## Entries shown
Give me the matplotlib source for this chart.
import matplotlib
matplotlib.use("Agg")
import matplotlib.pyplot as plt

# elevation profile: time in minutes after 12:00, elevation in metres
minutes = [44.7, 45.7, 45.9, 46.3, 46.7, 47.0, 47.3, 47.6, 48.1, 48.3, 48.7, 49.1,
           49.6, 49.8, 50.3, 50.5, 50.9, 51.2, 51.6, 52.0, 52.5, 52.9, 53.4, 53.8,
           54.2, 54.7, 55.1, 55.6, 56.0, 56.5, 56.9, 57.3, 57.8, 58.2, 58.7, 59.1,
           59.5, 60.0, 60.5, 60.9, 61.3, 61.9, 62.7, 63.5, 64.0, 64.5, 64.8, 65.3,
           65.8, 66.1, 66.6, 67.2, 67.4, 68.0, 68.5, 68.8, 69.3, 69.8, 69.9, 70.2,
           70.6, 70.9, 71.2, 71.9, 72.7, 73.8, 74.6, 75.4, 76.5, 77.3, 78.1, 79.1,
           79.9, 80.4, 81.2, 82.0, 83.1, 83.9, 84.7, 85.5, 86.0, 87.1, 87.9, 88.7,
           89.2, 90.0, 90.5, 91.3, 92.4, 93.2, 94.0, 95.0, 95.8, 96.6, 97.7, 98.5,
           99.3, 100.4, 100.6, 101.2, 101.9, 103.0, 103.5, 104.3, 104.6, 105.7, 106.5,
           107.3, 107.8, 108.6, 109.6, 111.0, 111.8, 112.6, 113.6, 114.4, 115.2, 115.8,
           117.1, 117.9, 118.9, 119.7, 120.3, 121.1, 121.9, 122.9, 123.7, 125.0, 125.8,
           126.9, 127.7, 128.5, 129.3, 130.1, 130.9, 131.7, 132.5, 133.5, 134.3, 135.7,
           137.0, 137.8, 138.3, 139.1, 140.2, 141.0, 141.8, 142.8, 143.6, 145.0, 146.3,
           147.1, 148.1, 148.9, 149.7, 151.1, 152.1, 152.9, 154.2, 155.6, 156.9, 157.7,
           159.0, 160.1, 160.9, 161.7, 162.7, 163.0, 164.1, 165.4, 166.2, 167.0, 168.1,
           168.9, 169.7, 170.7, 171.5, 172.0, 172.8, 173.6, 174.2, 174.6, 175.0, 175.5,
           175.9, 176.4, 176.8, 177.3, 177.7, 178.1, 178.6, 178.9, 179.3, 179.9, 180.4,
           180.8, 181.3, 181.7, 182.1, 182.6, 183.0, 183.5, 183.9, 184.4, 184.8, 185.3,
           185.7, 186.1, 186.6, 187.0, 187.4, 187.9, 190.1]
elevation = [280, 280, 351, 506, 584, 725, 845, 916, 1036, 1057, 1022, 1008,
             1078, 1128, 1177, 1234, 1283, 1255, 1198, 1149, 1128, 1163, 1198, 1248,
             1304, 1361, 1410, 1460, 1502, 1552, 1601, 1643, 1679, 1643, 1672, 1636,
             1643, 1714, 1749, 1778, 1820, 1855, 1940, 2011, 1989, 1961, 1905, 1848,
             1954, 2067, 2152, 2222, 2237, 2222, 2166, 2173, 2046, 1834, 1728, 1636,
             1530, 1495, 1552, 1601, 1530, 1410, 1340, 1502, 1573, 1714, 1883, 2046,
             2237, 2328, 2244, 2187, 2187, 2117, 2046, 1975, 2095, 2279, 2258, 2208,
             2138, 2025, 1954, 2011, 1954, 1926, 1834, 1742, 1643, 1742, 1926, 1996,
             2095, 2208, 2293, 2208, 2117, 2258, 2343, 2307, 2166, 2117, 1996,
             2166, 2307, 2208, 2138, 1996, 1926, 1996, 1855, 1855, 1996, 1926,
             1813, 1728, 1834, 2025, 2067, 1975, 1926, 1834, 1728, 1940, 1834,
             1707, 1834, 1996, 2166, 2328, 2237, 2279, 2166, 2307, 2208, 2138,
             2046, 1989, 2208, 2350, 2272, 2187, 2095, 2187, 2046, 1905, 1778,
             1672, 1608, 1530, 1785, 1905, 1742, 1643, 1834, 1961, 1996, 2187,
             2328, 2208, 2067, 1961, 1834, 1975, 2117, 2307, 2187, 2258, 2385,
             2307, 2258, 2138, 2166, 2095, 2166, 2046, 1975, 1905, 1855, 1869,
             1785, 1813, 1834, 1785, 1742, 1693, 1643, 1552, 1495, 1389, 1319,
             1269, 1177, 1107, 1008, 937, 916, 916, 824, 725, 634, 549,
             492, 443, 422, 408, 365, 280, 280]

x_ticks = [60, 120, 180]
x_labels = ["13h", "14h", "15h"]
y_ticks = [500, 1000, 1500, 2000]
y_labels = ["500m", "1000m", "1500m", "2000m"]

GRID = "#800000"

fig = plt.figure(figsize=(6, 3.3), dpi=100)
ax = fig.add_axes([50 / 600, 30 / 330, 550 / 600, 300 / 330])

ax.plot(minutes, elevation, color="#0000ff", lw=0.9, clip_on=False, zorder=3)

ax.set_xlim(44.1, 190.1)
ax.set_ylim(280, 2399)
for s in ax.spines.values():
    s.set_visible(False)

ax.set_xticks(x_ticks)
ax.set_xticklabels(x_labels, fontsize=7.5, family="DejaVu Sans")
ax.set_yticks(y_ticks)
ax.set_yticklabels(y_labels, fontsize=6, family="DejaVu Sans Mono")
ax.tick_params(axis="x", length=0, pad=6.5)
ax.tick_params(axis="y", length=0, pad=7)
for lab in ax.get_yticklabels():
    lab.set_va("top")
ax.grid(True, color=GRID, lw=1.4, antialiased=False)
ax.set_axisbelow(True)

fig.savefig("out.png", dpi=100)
---
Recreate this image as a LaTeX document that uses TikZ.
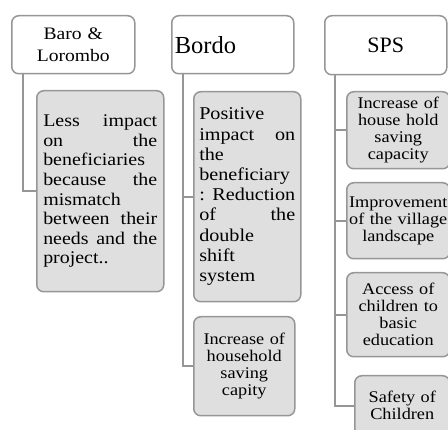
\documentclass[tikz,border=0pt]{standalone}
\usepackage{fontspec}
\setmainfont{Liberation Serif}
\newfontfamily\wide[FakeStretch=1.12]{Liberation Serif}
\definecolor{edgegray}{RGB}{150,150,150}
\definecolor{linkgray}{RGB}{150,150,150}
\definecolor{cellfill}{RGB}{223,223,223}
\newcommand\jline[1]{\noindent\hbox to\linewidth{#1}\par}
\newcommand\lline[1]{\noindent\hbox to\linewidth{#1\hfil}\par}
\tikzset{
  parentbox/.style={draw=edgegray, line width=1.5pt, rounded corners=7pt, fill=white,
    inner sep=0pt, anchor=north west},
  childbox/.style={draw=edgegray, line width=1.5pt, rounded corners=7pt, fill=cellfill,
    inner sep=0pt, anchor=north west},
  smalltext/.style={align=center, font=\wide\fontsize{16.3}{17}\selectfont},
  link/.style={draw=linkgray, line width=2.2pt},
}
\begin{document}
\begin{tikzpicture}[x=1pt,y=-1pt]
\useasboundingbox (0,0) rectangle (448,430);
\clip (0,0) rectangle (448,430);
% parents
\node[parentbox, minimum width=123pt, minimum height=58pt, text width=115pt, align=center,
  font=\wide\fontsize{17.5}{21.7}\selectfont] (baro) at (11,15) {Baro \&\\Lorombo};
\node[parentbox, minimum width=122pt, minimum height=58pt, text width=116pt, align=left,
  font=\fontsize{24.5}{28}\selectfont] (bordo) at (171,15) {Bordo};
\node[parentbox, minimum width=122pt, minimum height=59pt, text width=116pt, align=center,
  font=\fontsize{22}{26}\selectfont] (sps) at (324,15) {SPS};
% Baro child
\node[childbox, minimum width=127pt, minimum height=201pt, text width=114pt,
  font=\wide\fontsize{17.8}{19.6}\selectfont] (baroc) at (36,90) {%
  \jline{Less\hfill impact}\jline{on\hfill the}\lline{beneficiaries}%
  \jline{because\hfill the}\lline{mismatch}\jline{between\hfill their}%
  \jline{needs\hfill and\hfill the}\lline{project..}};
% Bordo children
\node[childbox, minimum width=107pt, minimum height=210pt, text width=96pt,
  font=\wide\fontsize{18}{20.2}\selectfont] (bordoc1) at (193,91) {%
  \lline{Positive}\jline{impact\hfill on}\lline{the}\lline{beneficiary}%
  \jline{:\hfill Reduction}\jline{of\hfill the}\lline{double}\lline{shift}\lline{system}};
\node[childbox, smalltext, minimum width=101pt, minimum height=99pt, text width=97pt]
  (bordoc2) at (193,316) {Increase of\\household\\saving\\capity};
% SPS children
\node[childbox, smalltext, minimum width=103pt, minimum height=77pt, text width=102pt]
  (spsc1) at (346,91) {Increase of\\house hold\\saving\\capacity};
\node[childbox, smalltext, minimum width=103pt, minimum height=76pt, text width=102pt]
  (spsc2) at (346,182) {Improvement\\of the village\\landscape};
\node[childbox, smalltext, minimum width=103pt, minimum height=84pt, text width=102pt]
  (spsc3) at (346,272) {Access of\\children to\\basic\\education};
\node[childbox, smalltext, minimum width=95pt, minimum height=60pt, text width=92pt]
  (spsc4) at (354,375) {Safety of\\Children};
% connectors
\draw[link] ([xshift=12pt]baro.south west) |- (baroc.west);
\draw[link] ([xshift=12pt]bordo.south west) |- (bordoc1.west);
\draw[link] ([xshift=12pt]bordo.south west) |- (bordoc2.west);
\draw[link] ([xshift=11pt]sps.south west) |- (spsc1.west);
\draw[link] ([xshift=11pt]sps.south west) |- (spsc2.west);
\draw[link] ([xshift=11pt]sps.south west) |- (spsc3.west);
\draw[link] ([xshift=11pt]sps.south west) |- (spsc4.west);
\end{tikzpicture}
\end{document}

## What is required
Take the line containing "Give me the matplotlib source for this chart." and the line containing "import matplotlib.pyplot as plt". Write out both and all lines between, exactly, and nothing more.

## Result of the task
Give me the matplotlib source for this chart.
import matplotlib
matplotlib.use("Agg")
import matplotlib.pyplot as plt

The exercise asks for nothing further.